Vindaar commented 7 months ago

Hey,

thanks for the nice words and interest!

From my point of view that is a surprising request, but I can see the appeal!

I just had a ~1 hour look and it seems at least basic support is achievable. I don't know how much worse performance is (it will depend). But I've implemented a different backend that simply uses a seq[T] as storage:

https://github.com/SciNim/Datamancer/pull/62

Note that I'm not super familiar with the JS backend. So I had to take out a few features (reading CSVs from a file on disk or from a URL), because I'm not exactly sure how to handle these there correctly.

Feel free to check out the related branch and play around with it. That would be much appreciated. And if you have insights into how to improve it / better support some of the missing features, I'm all ears.

quimt commented 7 months ago

Will do. File I/O is probably not as important as toDf from seqs and sebsequent mutate, select, and filter operations.

I agree though that a mature web app would want to interact with user-supplied datasets.

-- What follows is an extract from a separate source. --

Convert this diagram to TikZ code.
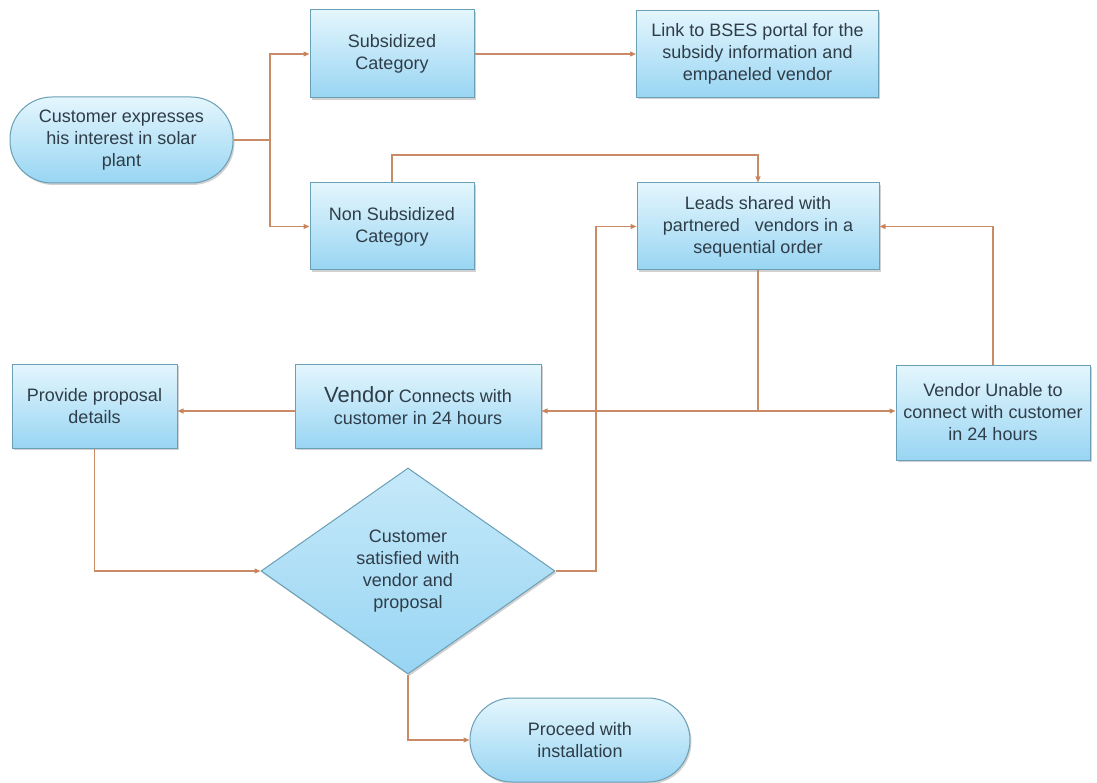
\documentclass[tikz,border=0pt]{standalone}
\usepackage{fontspec}
\setmainfont{Liberation Sans}
\usetikzlibrary{arrows.meta,shadows,shapes.geometric}
\definecolor{boxtop}{HTML}{E4F6FD}
\definecolor{boxbot}{HTML}{98D5F3}
\definecolor{boxline}{HTML}{6A9FB5}
\definecolor{conn}{HTML}{C98A66}
\definecolor{tipc}{HTML}{D06A35}
\definecolor{txt}{HTML}{2F3D48}
\begin{document}
\begin{tikzpicture}[x=1pt,y=-1pt,
  shapebase/.style={draw=boxline, line width=1pt, top color=boxtop, bottom color=boxbot,
    inner sep=0pt, align=center, text=txt, font=\fontsize{18}{22}\selectfont,
    drop shadow={opacity=0.3, shadow xshift=1.5pt, shadow yshift=-2pt, fill=black!60}},
  procbox/.style={shapebase, rectangle},
  termbox/.style={shapebase, rectangle, rounded corners=42pt},
  decbox/.style={shapebase, diamond, top color=boxtop!60!boxbot, bottom color=boxbot},
  lbl/.style={align=center, text=txt, font=\fontsize{18}{22}\selectfont, inner sep=0pt},
  link/.style={draw=conn, line width=1.1pt},
  arr/.style={link, -{Triangle[length=6pt,width=5pt,fill=tipc]}}
]
\useasboundingbox (0,0) rectangle (1097,783);

\node[termbox, minimum width=223pt, minimum height=86pt] (cust) at (121.5,140)
  {Customer expresses\\his interest in solar\\plant};
\node[procbox, minimum width=164pt, minimum height=88pt] (sub) at (392,54)
  {Subsidized\\Category};
\node[procbox, minimum width=242pt, minimum height=87pt] (portal) at (757.5,54)
  {Link to BSES portal for the\\subsidy information and\\empaneled vendor};
\node[procbox, minimum width=164pt, minimum height=87pt] (nonsub) at (392,226.5)
  {Non Subsidized\\Category};
\node[procbox, minimum width=242pt, minimum height=87pt] (leads) at (758,226.5)
  {Leads shared with\\partnered\ \ \ vendors in a\\sequential order};
\node[procbox, minimum width=246pt, minimum height=84pt] (vconn) at (418,406)
  {{\fontsize{22}{22}\selectfont Vendor} Connects with\\customer in 24 hours};
\node[procbox, minimum width=165pt, minimum height=84pt] (prov) at (94.5,406)
  {Provide proposal\\details};
\node[procbox, minimum width=194pt, minimum height=95pt] (vun) at (993,412.5)
  {Vendor Unable to\\connect with customer\\in 24 hours};
\node[decbox, minimum width=294pt, minimum height=206pt] (dia) at (408,571) {};
\node[lbl] (dialbl) at (408,571) {Customer\\satisfied with\\vendor and\\proposal};
\node[termbox, minimum width=220pt, minimum height=84pt] (proc) at (580,740)
  {Proceed with\\installation};

% connectors
\coordinate (j1) at (270,140);
\draw[link] (cust.east) -- (j1);
\draw[arr] (j1) |- (sub.west);
\draw[arr] (j1) |- (nonsub.west);
\draw[arr] (sub.east) -- (portal.west);
\coordinate (top) at (600,155);
\draw[arr] (nonsub.north) |- (top) -| (leads.north);
\coordinate (j2) at (758,411);
\draw[link] (leads.south) -- (j2);
\draw[arr] (j2) -- (vconn.east |- j2);
\draw[arr] (j2) -- (vun.west |- j2);
\draw[arr] (vconn.west |- j2) -- (prov.east |- j2);
\draw[arr] (vun.north) |- (leads.east);
\draw[arr] (prov.south) |- (dia.west);
\coordinate (r) at (596,571);
\draw[arr] (dia.east) -- (r) |- (leads.west);
\draw[arr] (dia.south) |- (proc.west);
\end{tikzpicture}
\end{document}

I'll try to have a look into how Datamancer does this and the various ways user apps might like to interact with CSV.

In my typical use case,, it's probably good enough to embed a dataset using static: and nim-csv to get it in the nim app as a seq of seqs. Since extremely good performance is not likely to be an issue, the datasets involved are usually smaller and don't require much extra space.

Vindaar commented 7 months ago

Cool, thanks for your help!

Vindaar commented 7 months ago

Merging #62 with basic support working for now. I'm going to close the issue, but feel free to open more issues to discuss missing features or whatever else comes to mind!